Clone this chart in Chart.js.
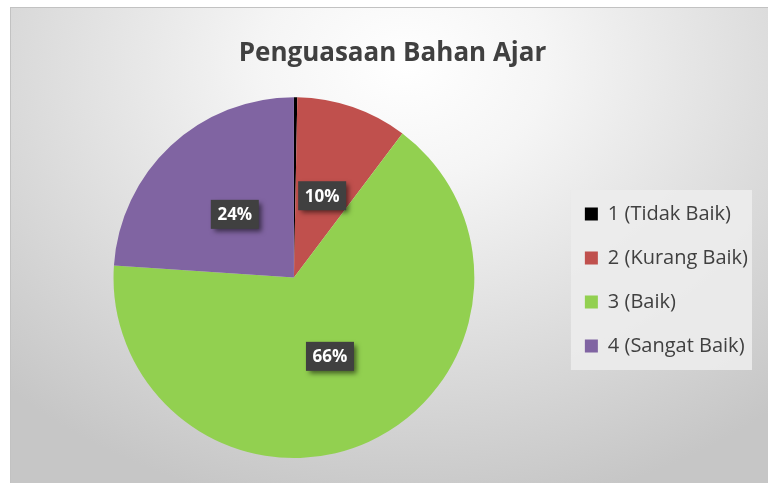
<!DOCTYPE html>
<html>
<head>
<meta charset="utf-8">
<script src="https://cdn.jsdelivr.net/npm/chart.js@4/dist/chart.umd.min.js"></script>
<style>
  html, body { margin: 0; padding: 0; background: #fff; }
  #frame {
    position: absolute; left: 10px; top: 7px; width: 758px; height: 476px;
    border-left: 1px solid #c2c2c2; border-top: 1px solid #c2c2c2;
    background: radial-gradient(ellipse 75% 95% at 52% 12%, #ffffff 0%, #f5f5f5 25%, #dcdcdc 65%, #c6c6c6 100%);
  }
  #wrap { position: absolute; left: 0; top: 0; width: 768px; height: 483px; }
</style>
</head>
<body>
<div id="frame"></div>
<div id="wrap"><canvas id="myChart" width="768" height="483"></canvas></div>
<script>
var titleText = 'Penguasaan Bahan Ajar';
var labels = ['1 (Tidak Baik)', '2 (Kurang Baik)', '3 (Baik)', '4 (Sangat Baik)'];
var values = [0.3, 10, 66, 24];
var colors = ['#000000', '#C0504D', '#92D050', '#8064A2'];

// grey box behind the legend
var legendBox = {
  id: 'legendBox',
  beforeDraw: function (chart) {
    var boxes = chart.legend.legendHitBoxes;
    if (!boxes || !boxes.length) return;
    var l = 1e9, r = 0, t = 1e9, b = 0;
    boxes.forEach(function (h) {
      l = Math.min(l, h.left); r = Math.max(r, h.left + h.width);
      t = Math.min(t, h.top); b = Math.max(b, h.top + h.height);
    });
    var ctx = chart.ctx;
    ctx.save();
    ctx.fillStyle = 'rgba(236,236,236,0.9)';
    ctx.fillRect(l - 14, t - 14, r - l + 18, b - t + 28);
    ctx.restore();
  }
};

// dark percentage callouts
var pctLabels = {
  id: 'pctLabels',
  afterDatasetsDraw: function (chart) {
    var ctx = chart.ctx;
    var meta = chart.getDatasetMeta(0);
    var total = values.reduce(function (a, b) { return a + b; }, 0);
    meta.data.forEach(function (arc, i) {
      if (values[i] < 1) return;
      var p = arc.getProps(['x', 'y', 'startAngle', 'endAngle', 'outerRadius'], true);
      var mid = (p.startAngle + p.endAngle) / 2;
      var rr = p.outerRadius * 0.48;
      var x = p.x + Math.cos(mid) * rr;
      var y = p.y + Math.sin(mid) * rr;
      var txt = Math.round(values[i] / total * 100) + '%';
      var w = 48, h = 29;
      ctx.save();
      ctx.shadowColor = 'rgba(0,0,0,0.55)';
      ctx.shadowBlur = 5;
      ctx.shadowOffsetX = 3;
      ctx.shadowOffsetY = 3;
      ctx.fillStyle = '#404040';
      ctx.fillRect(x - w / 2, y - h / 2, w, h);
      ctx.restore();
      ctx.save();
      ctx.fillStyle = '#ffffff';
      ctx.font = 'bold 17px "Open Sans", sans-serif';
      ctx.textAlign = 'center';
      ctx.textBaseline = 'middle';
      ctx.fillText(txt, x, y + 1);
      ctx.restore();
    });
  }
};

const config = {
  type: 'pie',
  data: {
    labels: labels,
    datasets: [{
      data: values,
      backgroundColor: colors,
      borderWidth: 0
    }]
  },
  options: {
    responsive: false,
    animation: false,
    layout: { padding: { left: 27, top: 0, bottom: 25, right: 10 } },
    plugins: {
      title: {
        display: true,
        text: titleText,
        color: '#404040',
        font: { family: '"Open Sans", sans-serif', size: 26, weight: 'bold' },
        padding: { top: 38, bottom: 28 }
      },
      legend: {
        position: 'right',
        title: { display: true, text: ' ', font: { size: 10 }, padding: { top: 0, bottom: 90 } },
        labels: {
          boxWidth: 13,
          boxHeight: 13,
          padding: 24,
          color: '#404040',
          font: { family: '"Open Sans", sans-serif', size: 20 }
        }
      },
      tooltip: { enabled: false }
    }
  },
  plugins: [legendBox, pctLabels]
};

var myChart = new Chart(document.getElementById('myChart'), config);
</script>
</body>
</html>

> _Exercise goal_: Reproduce the full listing above verbatim, with no pictures included.

> _Written answer_:
Clone this chart in Chart.js.
<!DOCTYPE html>
<html>
<head>
<meta charset="utf-8">
<script src="https://cdn.jsdelivr.net/npm/chart.js@4/dist/chart.umd.min.js"></script>
<style>
  html, body { margin: 0; padding: 0; background: #fff; }
  #frame {
    position: absolute; left: 10px; top: 7px; width: 758px; height: 476px;
    border-left: 1px solid #c2c2c2; border-top: 1px solid #c2c2c2;
    background: radial-gradient(ellipse 75% 95% at 52% 12%, #ffffff 0%, #f5f5f5 25%, #dcdcdc 65%, #c6c6c6 100%);
  }
  #wrap { position: absolute; left: 0; top: 0; width: 768px; height: 483px; }
</style>
</head>
<body>
<div id="frame"></div>
<div id="wrap"><canvas id="myChart" width="768" height="483"></canvas></div>
<script>
var titleText = 'Penguasaan Bahan Ajar';
var labels = ['1 (Tidak Baik)', '2 (Kurang Baik)', '3 (Baik)', '4 (Sangat Baik)'];
var values = [0.3, 10, 66, 24];
var colors = ['#000000', '#C0504D', '#92D050', '#8064A2'];

// grey box behind the legend
var legendBox = {
  id: 'legendBox',
  beforeDraw: function (chart) {
    var boxes = chart.legend.legendHitBoxes;
    if (!boxes || !boxes.length) return;
    var l = 1e9, r = 0, t = 1e9, b = 0;
    boxes.forEach(function (h) {
      l = Math.min(l, h.left); r = Math.max(r, h.left + h.width);
      t = Math.min(t, h.top); b = Math.max(b, h.top + h.height);
    });
    var ctx = chart.ctx;
    ctx.save();
    ctx.fillStyle = 'rgba(236,236,236,0.9)';
    ctx.fillRect(l - 14, t - 14, r - l + 18, b - t + 28);
    ctx.restore();
  }
};

// dark percentage callouts
var pctLabels = {
  id: 'pctLabels',
  afterDatasetsDraw: function (chart) {
    var ctx = chart.ctx;
    var meta = chart.getDatasetMeta(0);
    var total = values.reduce(function (a, b) { return a + b; }, 0);
    meta.data.forEach(function (arc, i) {
      if (values[i] < 1) return;
      var p = arc.getProps(['x', 'y', 'startAngle', 'endAngle', 'outerRadius'], true);
      var mid = (p.startAngle + p.endAngle) / 2;
      var rr = p.outerRadius * 0.48;
      var x = p.x + Math.cos(mid) * rr;
      var y = p.y + Math.sin(mid) * rr;
      var txt = Math.round(values[i] / total * 100) + '%';
      var w = 48, h = 29;
      ctx.save();
      ctx.shadowColor = 'rgba(0,0,0,0.55)';
      ctx.shadowBlur = 5;
      ctx.shadowOffsetX = 3;
      ctx.shadowOffsetY = 3;
      ctx.fillStyle = '#404040';
      ctx.fillRect(x - w / 2, y - h / 2, w, h);
      ctx.restore();
      ctx.save();
      ctx.fillStyle = '#ffffff';
      ctx.font = 'bold 17px "Open Sans", sans-serif';
      ctx.textAlign = 'center';
      ctx.textBaseline = 'middle';
      ctx.fillText(txt, x, y + 1);
      ctx.restore();
    });
  }
};

const config = {
  type: 'pie',
  data: {
    labels: labels,
    datasets: [{
      data: values,
      backgroundColor: colors,
      borderWidth: 0
    }]
  },
  options: {
    responsive: false,
    animation: false,
    layout: { padding: { left: 27, top: 0, bottom: 25, right: 10 } },
    plugins: {
      title: {
        display: true,
        text: titleText,
        color: '#404040',
        font: { family: '"Open Sans", sans-serif', size: 26, weight: 'bold' },
        padding: { top: 38, bottom: 28 }
      },
      legend: {
        position: 'right',
        title: { display: true, text: ' ', font: { size: 10 }, padding: { top: 0, bottom: 90 } },
        labels: {
          boxWidth: 13,
          boxHeight: 13,
          padding: 24,
          color: '#404040',
          font: { family: '"Open Sans", sans-serif', size: 20 }
        }
      },
      tooltip: { enabled: false }
    }
  },
  plugins: [legendBox, pctLabels]
};

var myChart = new Chart(document.getElementById('myChart'), config);
</script>
</body>
</html>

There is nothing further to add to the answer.